O procedimento de prestação de contas é, eminentemente, declaratório, circunstância sobre a qual parece não haver divergência.

No caso dos autos, em 31.7.2017, a unidade técnica do juízo de 1º grau salientou a existência de “pessoas físicas que exerceram cargos de chefia e direção no exercício de 2016”, conforme resposta dada pela Secretaria de Administração do Município de Gramado (Ofício n. 337/2017) (fl. 306), e juntou, aos autos, a discriminação pormenorizada dos cargos, acompanhada do período de exercício, nome completo, número de CPF e valor doado pelos servidores tidos como chefes e diretores.

Como agiu o embargante?

Na primeira oportunidade, rebateu exclusivamente em tese o ponto (fls. 352-363), sem a juntada de um documento, ou qualquer outro meio de prova que refutasse as conclusões do parecer preliminar, aliás corroborado no parecer conclusivo (fls. 366-367).

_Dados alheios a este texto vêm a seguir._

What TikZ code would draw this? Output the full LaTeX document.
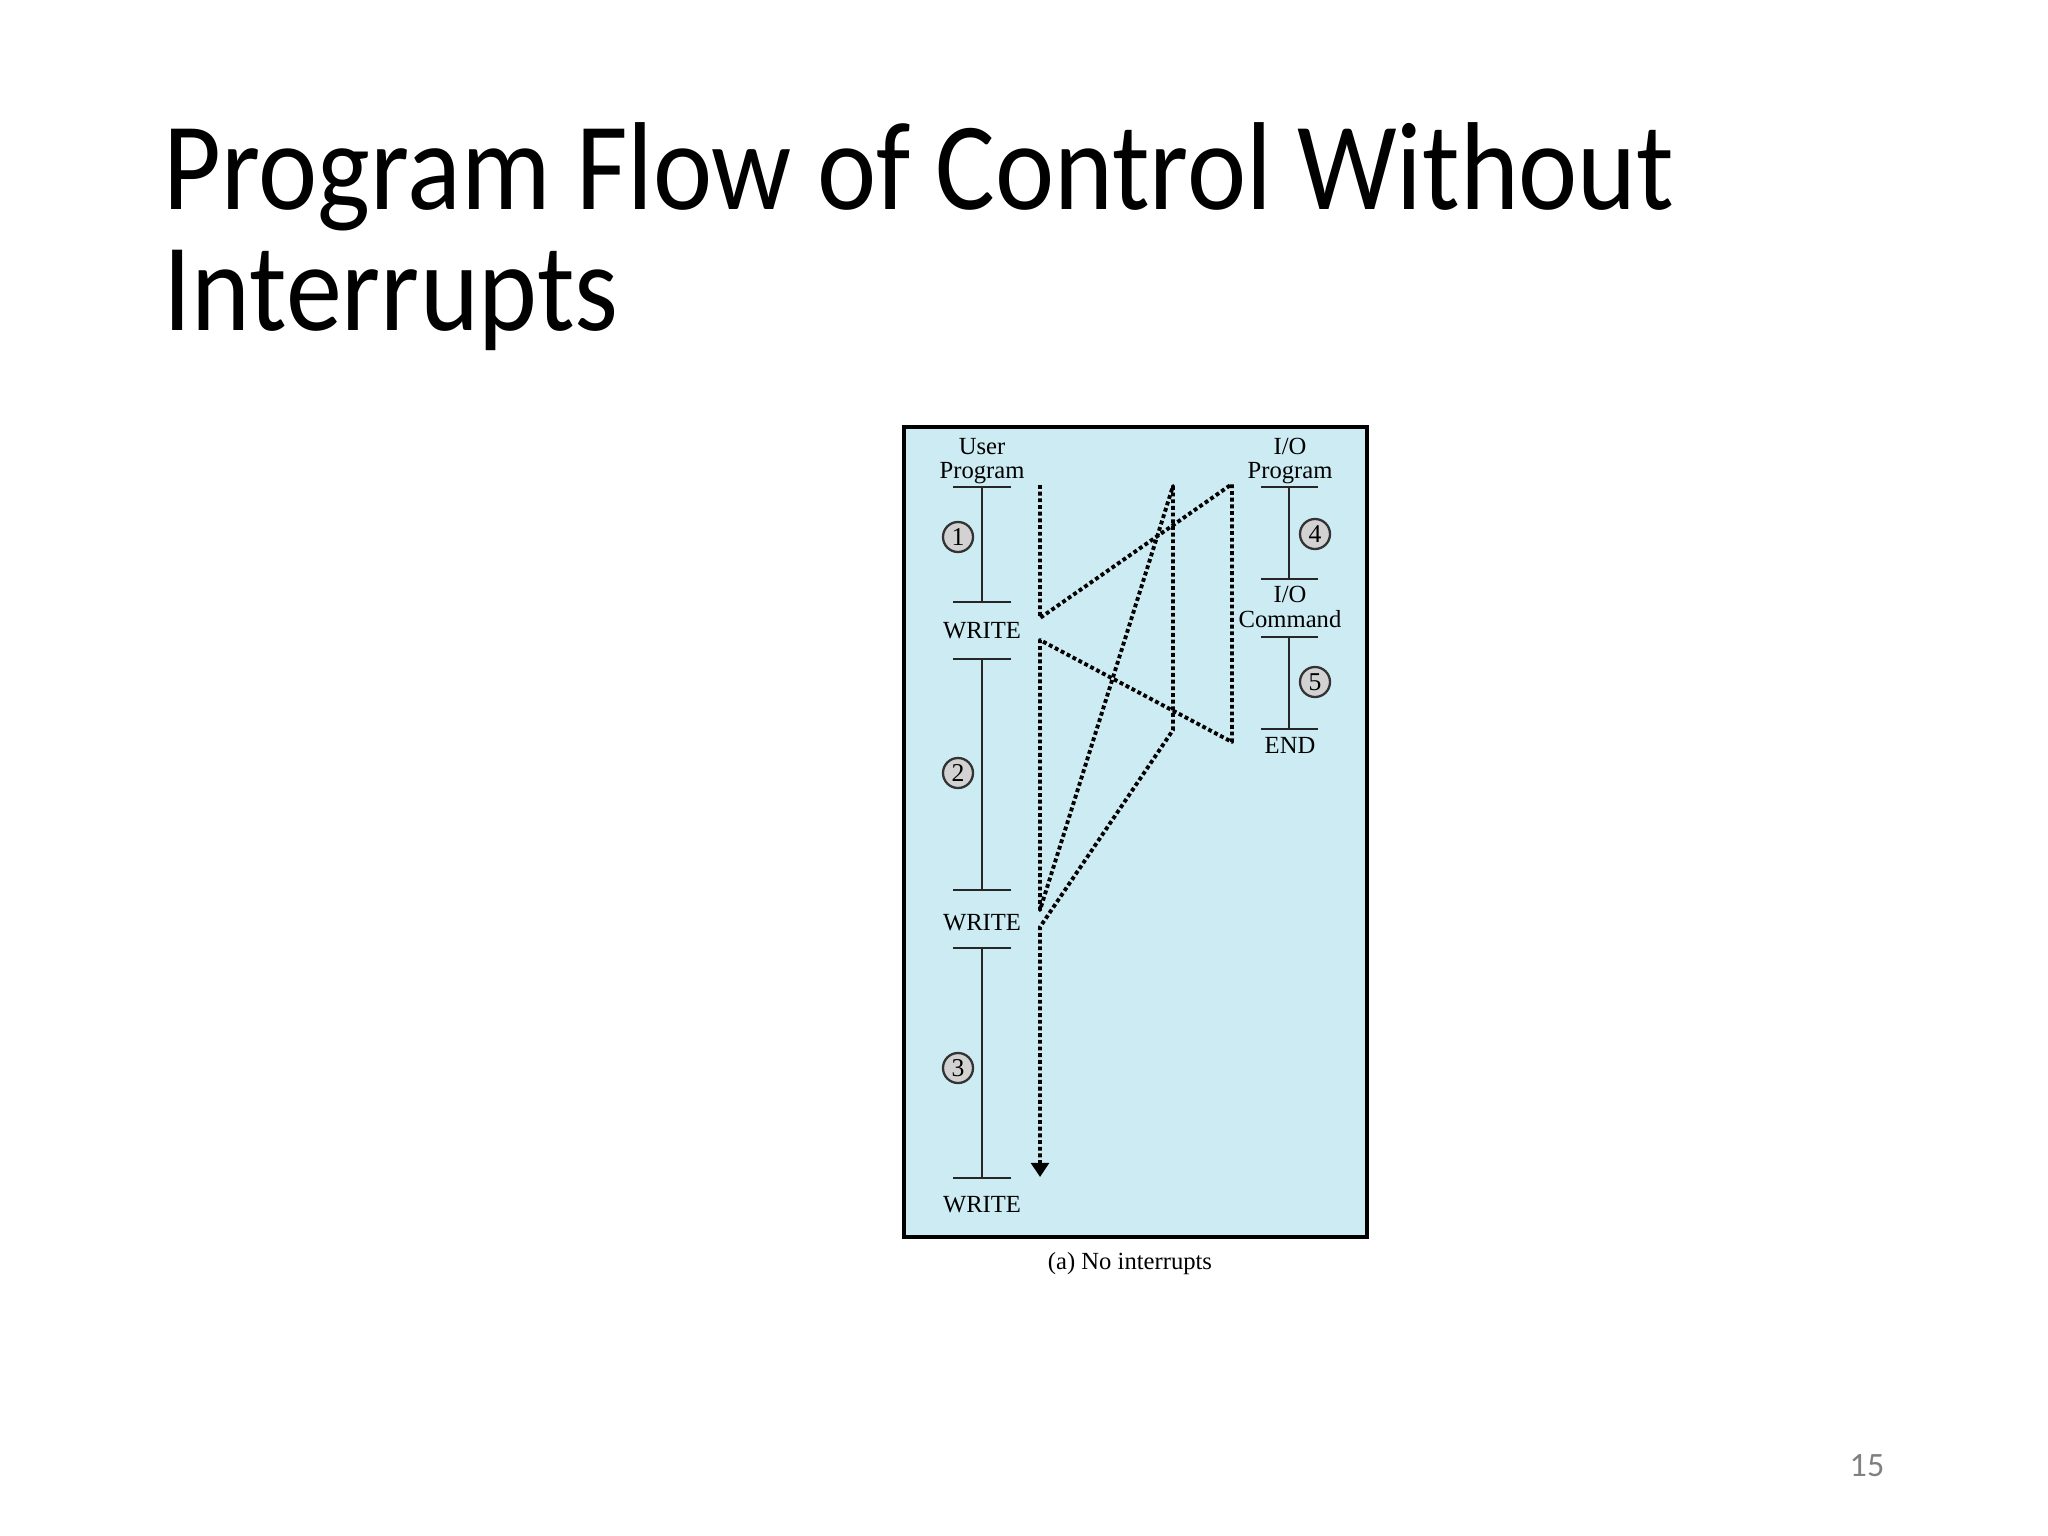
\documentclass[tikz,border=0pt]{standalone}
\usepackage{fontspec}
\setmainfont{Carlito}
\newfontfamily\titulo[FakeStretch=0.895]{Carlito}
\newfontfamily\livro{Liberation Serif}
\usetikzlibrary{arrows.meta}
\definecolor{fundo}{RGB}{204,235,242}
\definecolor{circulo}{RGB}{210,210,210}
\tikzset{
    fluxo/.style={line width=1.1pt, dash pattern=on 1.1pt off 0.8pt, line join=round},
    linha/.style={line width=0.65pt, draw=black!85},
    passo/.style={circle, draw=black!80, fill=circulo, line width=0.65pt, minimum size=0.3cm, inner sep=0pt, font=\livro\fontsize{7.3}{7.3}\selectfont},
    rotulo/.style={inner sep=0pt, font=\livro\fontsize{7}{6.9}\selectfont, align=center}
}

\begin{document}
\begin{tikzpicture}[x=0.01cm, y=-0.01cm]
    \useasboundingbox (0,0) rectangle (2048,1536);
    % titulo e numero do slide
    \node[anchor=base west, inner sep=0pt, font=\titulo\fontsize{35.6}{35}\selectfont] (titulo1) at (163,209) {Program Flow of Control Without};
    \node[anchor=base west, inner sep=0pt, font=\titulo\fontsize{35.6}{35}\selectfont] (titulo2) at (163,330) {Interrupts};
    \node[anchor=base east, inner sep=0pt, text=black!50, font=\fontsize{9.7}{9.7}\selectfont] (pagina) at (1885,1476) {15};

    % quadro
    \draw[fill=fundo, line width=1.1pt] (904,427) rectangle (1367,1237);

    % programa do usuario
    \node[rotulo] (usuario) at (982,461) {User\\Program};
    \draw[linha] (953,487) -- (1011,487);
    \draw[linha] (982,487) -- (982,602);
    \draw[linha] (953,602) -- (1011,602);
    \node[rotulo, anchor=base] (write1) at (982,638) {WRITE};
    \draw[linha] (953,659) -- (1011,659);
    \draw[linha] (982,659) -- (982,890);
    \draw[linha] (953,890) -- (1011,890);
    \node[rotulo, anchor=base] (write2) at (982,930) {WRITE};
    \draw[linha] (953,948) -- (1011,948);
    \draw[linha] (982,948) -- (982,1178);
    \draw[linha] (953,1178) -- (1011,1178);
    \node[rotulo, anchor=base] (write3) at (982,1212) {WRITE};
    \node[passo] (p1) at (958,537) {1};
    \node[passo] (p2) at (958,773) {2};
    \node[passo] (p3) at (958,1068) {3};

    % programa de E/S
    \node[rotulo] (es) at (1290,461) {I/O\\Program};
    \draw[linha] (1261,487) -- (1318,487);
    \draw[linha] (1289,487) -- (1289,579);
    \draw[linha] (1261,579) -- (1318,579);
    \node[rotulo] (comando) at (1290,607) {I/O\\Command};
    \draw[linha] (1261,637) -- (1318,637);
    \draw[linha] (1289,637) -- (1289,729);
    \draw[linha] (1261,729) -- (1318,729);
    \node[rotulo, anchor=base] (fim) at (1290,753) {END};
    \node[passo] (p4) at (1315,534) {4};
    \node[passo] (p5) at (1315,682) {5};

    % fluxo de controle
    \coordinate (u1) at (1040,485);
    \coordinate (u2) at (1040,618);
    \coordinate (i1) at (1232,484);
    \coordinate (i2) at (1232,742);
    \coordinate (u3) at (1040,640);
    \coordinate (u4) at (1040,910);
    \coordinate (m1) at (1173,486);
    \coordinate (m2) at (1173,730);
    \coordinate (u5) at (1040,927);
    \coordinate (u6) at (1040,1177);
    \draw[fluxo, -{Triangle[width=5pt, length=4pt]}] (u1) -- (u2) -- (i1) -- (i2) -- (u3) -- (u4)
        -- (m1) -- (m2) -- (u5) -- (u6);

    \node[rotulo, anchor=base] (legenda) at (1130,1269) {(a) No interrupts};
\end{tikzpicture}
\end{document}
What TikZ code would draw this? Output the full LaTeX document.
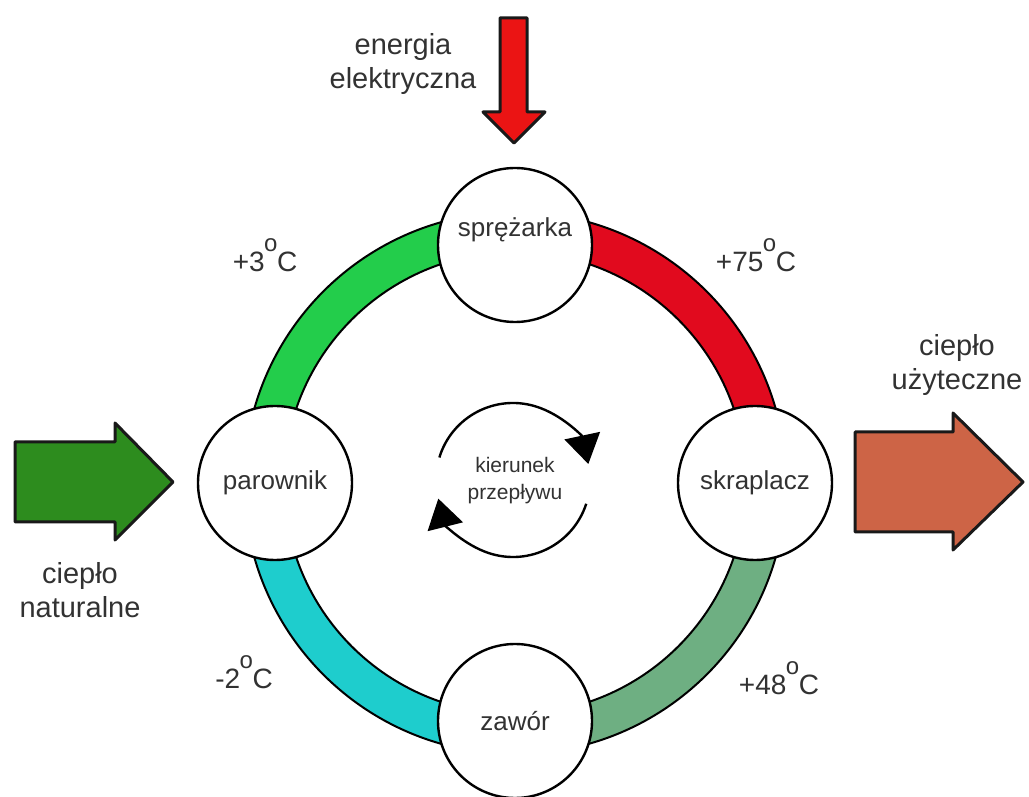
\documentclass[tikz,border=0pt]{standalone}
\usepackage{fontspec}
\setmainfont{Liberation Sans}
\usetikzlibrary{arrows.meta}
\definecolor{cred}{RGB}{225,10,30}
\definecolor{cgreen}{RGB}{35,205,75}
\definecolor{ccyan}{RGB}{30,205,205}
\definecolor{cgg}{RGB}{110,175,130}
\definecolor{cleft}{RGB}{45,140,30}
\definecolor{cright}{RGB}{205,100,70}
\definecolor{cdown}{RGB}{235,20,20}
\definecolor{ctext}{RGB}{50,50,50}
\newcommand\dego{\kern-0.5pt\raisebox{0.72em}{\fontsize{24}{24}\selectfont o}\kern-0.5pt}
\begin{document}
\begin{tikzpicture}[x=1pt,y=1pt,
  band/.style={draw=black,line width=2pt,line join=round},
  circ/.style={circle,draw=black,line width=2.4pt,fill=white,minimum size=154pt,inner sep=0pt,text=ctext,font=\fontsize{26}{30}\selectfont},
  nlab/.style={text=ctext,font=\fontsize{26}{30}\selectfont,inner sep=0pt},
  temp/.style={text=ctext,font=\fontsize{28}{32}\selectfont,inner sep=0pt},
  big/.style={text=ctext,font=\fontsize{29}{34}\selectfont,align=center,inner sep=0pt},
  blk/.style={draw=black!90,line width=3pt,line join=round},
  rot/.style={draw=black,line width=2.4pt,-{Triangle[length=29pt,width=36pt]}}]
\useasboundingbox (0,0) rectangle (1029,796);
\coordinate (C) at (515,313);
% ring bands
\foreach \a/\col in {0/cred,90/cgreen,180/ccyan,270/cgg}{
  \draw[band,fill=\col] ([shift={(\a:271)}]C) arc[start angle=\a, delta angle=90, radius=271pt]
    -- ([shift={(\a+90:231)}]C) arc[start angle=\a+90, delta angle=-90, radius=231pt] -- cycle;
}
% component circles
\node[circ] (spr) at (515,551) {};
\node[nlab] (sprl) at (515,566) {sprężarka};
\node[circ] (zaw) at (515,75) {zawór};
\node[circ] (par) at (275,313) {\raisebox{4pt}{parownik}};
\node[circ] (skr) at (755,313) {\raisebox{4pt}{skraplacz}};
% temperatures
\node[temp] (t1) at (265,541) {+3\dego C};
\node[temp] (t2) at (756,541) {+75\dego C};
\node[temp] (t3) at (244,124) {-2\dego C};
\node[temp] (t4) at (779,118) {+48\dego C};
% block arrows
\draw[blk,fill=cleft] (15,354) -- (115,354) -- (115,373) -- (173,314) -- (115,256) -- (115,274) -- (15,274) -- cycle;
\draw[blk,fill=cright] (855,364) -- (953,364) -- (953,383) -- (1023,314) -- (953,246) -- (953,264) -- (855,264) -- cycle;
\draw[blk,fill=cdown] (500,778) -- (527,778) -- (527,684) -- (545,684) -- (514,653) -- (483,684) -- (500,684) -- cycle;
% outer texts
\node[big] (en) at (403,732) {energia\\elektryczna};
\node[big] (cn) at (80,206) {ciepło\\naturalne};
\node[big] (cu) at (957,431) {ciepło\\użyteczne};
% flow direction
\coordinate (R) at (513,316);
\draw[rot] ([shift={(163:77)}]R) arc[start angle=163, end angle=12, radius=77pt];
\draw[rot] ([shift={(-18:77)}]R) arc[start angle=-18, end angle=-166, radius=77pt];
\node[text=ctext,font=\fontsize{21}{27}\selectfont,align=center,inner sep=0pt] (kp) at (515,315) {kierunek\\przepływu};
\end{tikzpicture}
\end{document}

Ora, a classificação dos cargos baseia-se em ofício do próprio Poder Executivo de Gramado. Prova entendida suficiente e idônea na sentença, e também por este Tribunal.

Não pode o embargante, para além de deixar de cumprir ônus que lhe incumbia no momento da instrução do feito (demonstrar equívoco nas conclusões contábeis sobre as quais se alicerçou a sentença), posteriormente intentar impor “tarifamento” de prova a este Tribunal, indicando que somente por esta ou aquela forma é que se poderia concluir pela doação ilícita.

Inviáveis alegações, também aqui. Note-se que o precedente referido pelo embargante na fl. 578 – o AI n. 6176, Relator Min. Admar Gonzaga, assinala que o “Tribunal a quo […] examinou de forma criteriosa as tabelas enviadas pelos próprios órgãos da administração [...]”.

Ora, exatamente como procedido pela magistrada, na origem.

Por fim, quanto ao pedido de prequestionamento, ressalto que o art. 1.025 do CPC estabelece que se consideram “incluídos no acórdão os elementos que o embargante suscitou, para fins de pré-questionamento, ainda que os embargos de declaração sejam inadmitidos ou rejeitados, caso o tribunal superior considere existentes erro, omissão, contradição ou obscuridade”.

DIANTE DO EXPOSTO, voto por desacolher os embargos de declaração.